A vendor’s ability to assert its copyright over derivative works has been tested in the past, Haff notes, notably by Nintendo, which asserted that a device called the Game Genie, designed to be inserted between a game ROM cartridge and the Nintendo console system, violated its copyrights. At the time, the court conceded that the Game Genie interacted with Nintendo’s proprietary components at a low level, but noted that “the examples of derivative works provided by the [Copyright] Act all physically incorporate the underlying work or works. The act's legislative history similarly indicates that ‘the infringing work must incorporate a portion of the copyrighted work in some form.’”
In the coming weeks, SCO will also press IBM for additional information, such as source code for all versions of AIX, along with source code for all versions of the Dynix operating environment—originally developed by NUMA specialist Sequent—which IBM acquired in 1999, The Deseret News reported last month. “We want to know what part is trade secrets, what part is contract, what part is copyright, until we've seen all of IBM's contributions," SCO CEO Darl McBride told the publication. "We can't point out what we don't know. … It's important we get a scalpel here and see exactly what we're looking at."

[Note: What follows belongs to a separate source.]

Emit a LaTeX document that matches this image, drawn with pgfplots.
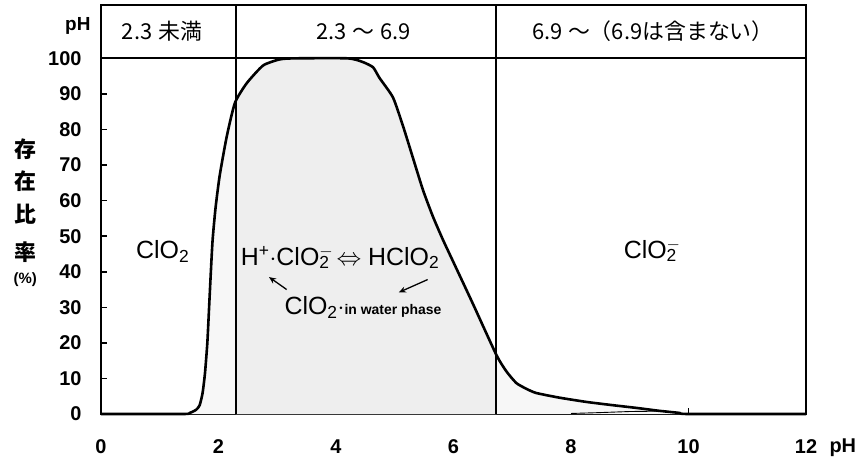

Stowell says his company will comply with Wells’ ruling, but notes that SCO has motions pending for disclosure of the AIX and Dynix source code later this month, which Wells could rule on by January 23.
“We felt like we had provided IBM all of the evidence that they had asked for. They wanted us to be more specific about the code we had given to them as part of this case, and so we will do that within the next thirty days,” he said in early December. “But on January 23rd, there will be another Motion to Compel hearing, where we will have the opportunity to ask the judge to compel IBM to provide certain evidence that we feel they haven’t provided.”
SCO also plans to append a new charge to the existing charges in the case: That of copyright infringement.
“I’ve not yet seen even a draft yet of that filing, so I really can’t speak to what the lawyers will present,” he concludes.